I have made the most extraordinary discovery today. My search has been in Henry County, particularly the Eminence Cemetery, where Stephen Drane Crabb, April 2, 1802 – November 7, 1870, and Nancy B. Poston Crabb, January 27, 1802 – May 9, 1888, are buried. They were the parents of eight children, the seventh child was William LaFayette Crabb, born August 17, 1844.
When war broke out in 1861 William enlisted in the Fourth Kentucky Cavalry under General John Hunt Morgan. It was looking through his war records that I came upon the most interesting letter – I’ve seen nothing like it before.
Smithfield, Kentucky February 25, 1866
Hon Andrew Johnson, President of the United States
I am one of those unfortunate boys who have been in the Rebel Army. I surrendered about the time that Gen. Lee did, came home on parole, have taken the Amnesty Oath and have since that time been trying to conduct myself as a peaceable, quiet citizen; and thought myself included in your general Amnesty Proclamation until very recently when I was arrested on charge of Treason. To this charge I plead ‘guilty,’ but the War being over I have ‘grounded the weapons of my rebellion’ and have resolved to submit meekly to the laws of my country.
I now appeal to your Majesty’s clemency and humbly ask
that you will pardon me.
I have nothing to recommend me to your notice, I am a poor boy of humble parentage, dependent on my own exertions for a living, have no money to fee an influential lawyer to appeal to you in my behalf, but I have resolved to appeal to your humanity, for I believe that you are a man that can sympathize with me, in my condition. Hoping that you will not consider my request impertinent, for I can assure you it is a matter of great importance to me, and should an occasion ever present itself by which I could in the slightest degree repay your kindness, rest assured that it will be thankfully embraced.
Now, Sir, if the above request meets your approbation, please send me by mail a document over your own signature which will be a guarantee for my safety in the future, from which there can be no appeal – a Pardon.
By giving my petition an affirmative answer and enclosing the same to me at Smithfield, Henry County, Kentucky, you will confer a favor on a poor boy in distress who will ever hold your name in grateful remembrance.
Yours Most Respectfully,
William L. Crabb
This letter was written almost a year after the Confederate Army surrendered. Why would there be an arrest for treason? Pardon was recommended and he was officially pardoned, July 6, 1866. Have you seen anything similar?
William Crabb married Martha Virginia Owens October 31, 1866. The couple had one son, Linsey Crabb.

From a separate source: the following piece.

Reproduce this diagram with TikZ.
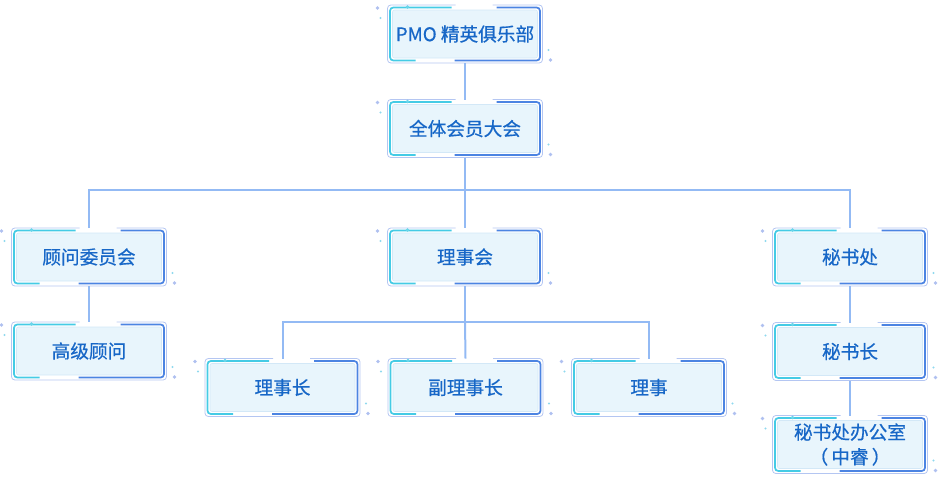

William lived a long life, dying in Henry County, July 20, 1921. His obituary follows:
Lexington Herald, Lexington, Fayette County, Kentucky
July 21, 1921
COLONEL CRABB DIES
Well-Known Morgan Veteran Succumbs at Eminence Home
EMINENCE, Ky., July 20. – Colonel W. B. Crabb, 77 years old, died at his home here today following an illness of several months.
Colonel Crabb had been a resident of this city during his entire life. At the outbreak of the Civil War he joined the cause of the south, was attached to the fourth cavalry and served under General John Hunt Morgan.
For many years he was president of the Fible and Crabb Distillery Company and in recent years was head of the Crabb and Cain Insurance Company here.
Colonel Crabb is survived by his widow, Mrs Mattie Owen Crabb and five grandchildren; Captain W. L. Crabb, Jr. of the U. S. Marine, now stationed in Santo Domingo; Thorne Crabb, Chicago, Ill.; Todd Crabb, Louisville, Ky. His only son, Linsey Crabb, of Louisville, died two years ago.
Funeral services will be held privately at the home Friday afternoon at 4 o’clock, the Rev W. G. Eldred officiating. Burial will be in the Eminence cemetery.
Categories: Family Stories
Interesting!!! He certainly ended up having a successful career.
What does his pardon document or communication back from the President to him look like?
There was no reply from the President in the file – just his letter and a recommendation for pardon. Glad you enjoyed the post!